Par contre, la Société Générale a choisi de privilégier le contact direct. « Ces services de limitations sont, en première approche, très protecteurs, mais nécessitent des explications » estime Isabelle Grenier. « Nous avons constaté, parmi les clients qui les ont demandés, que ces nouveaux garde-fous étaient potentiellement générateurs d’insatisfaction, parce que le client peut oublier certains prélèvements, oublier de mettre à jour la liste et faire face à des rejets, des ruptures de services et des pénalités financières. » Les clients peuvent ainsi constituer des « listes blanches » de créanciers, « mais en agence seulement, en compagnie d’un conseiller qui pourra mettre en garde le client. »

Nouvelles lignes de frais

Dernier sujet : les tarifs. Les banques ont-elles modifié leur tarification en matière de prélèvements depuis le passage au SEPA ? Non, répondent BNP Paribas, Boursorama et la Société Générale. Dans les deux premières, toutes les opérations liées au prélèvement (mise en place, opposition, révocation d'un prélèvement, etc.) sont gratuites. La Société Générale, elle, continue de facturer la révocation de l’autorisation de prélèvement, bien qu’elle ne gère plus directement le mandat.

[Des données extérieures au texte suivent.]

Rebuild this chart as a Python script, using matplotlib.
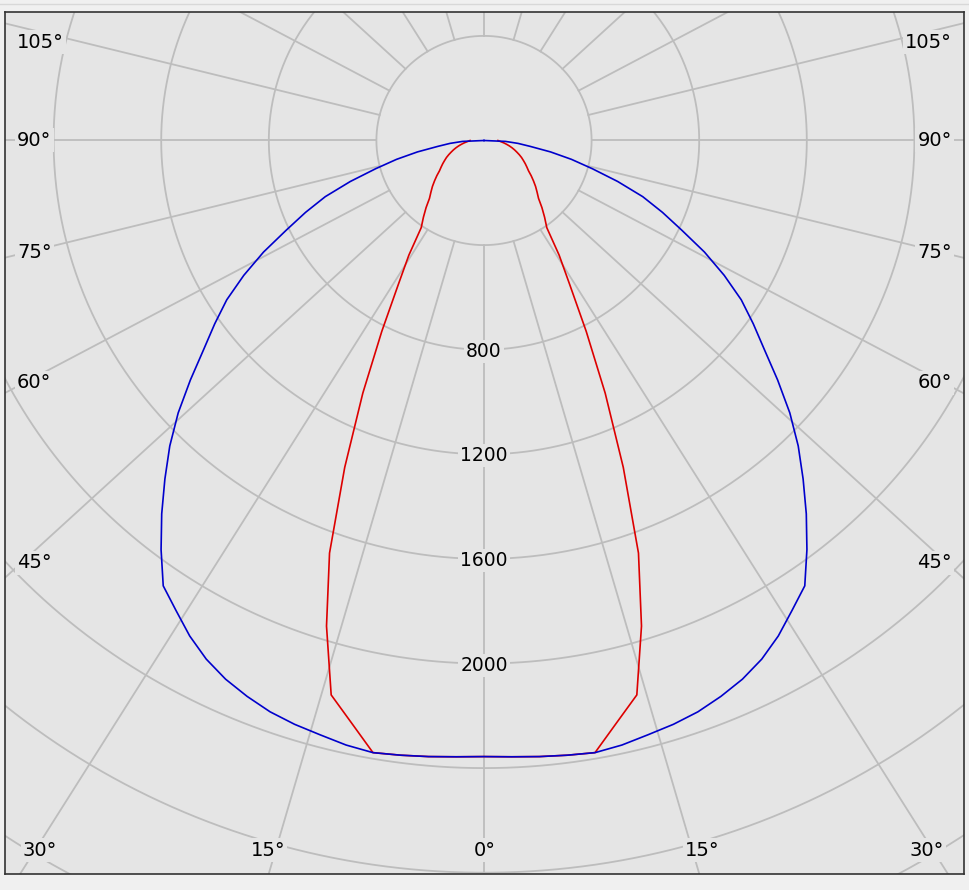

Mais cette modération ne concerne pas toutes les banques. Si la facturation de la mise en place et du passage des échéances de prélèvement tend à se raréfier, l’UFC-Que Choisir a dénoncé l’adaptation tarifaire de certaines enseignes, dont certaines facturent désormais des frais d’information lors du passage d’un nouveau prélèvement SEPA, y compris si celui-ci est en fait un ancien prélèvement national converti à la nouvelle norme.

Voir par ailleurs : notre comparatif des frais de prélèvement bancaire

(1) Boursorama Banque, BNP Paribas et Société Générale. ING Direct, CIC et BPCE, également contactées, n’avaient pas donné suite à nos questions à l’heure de publier cet article.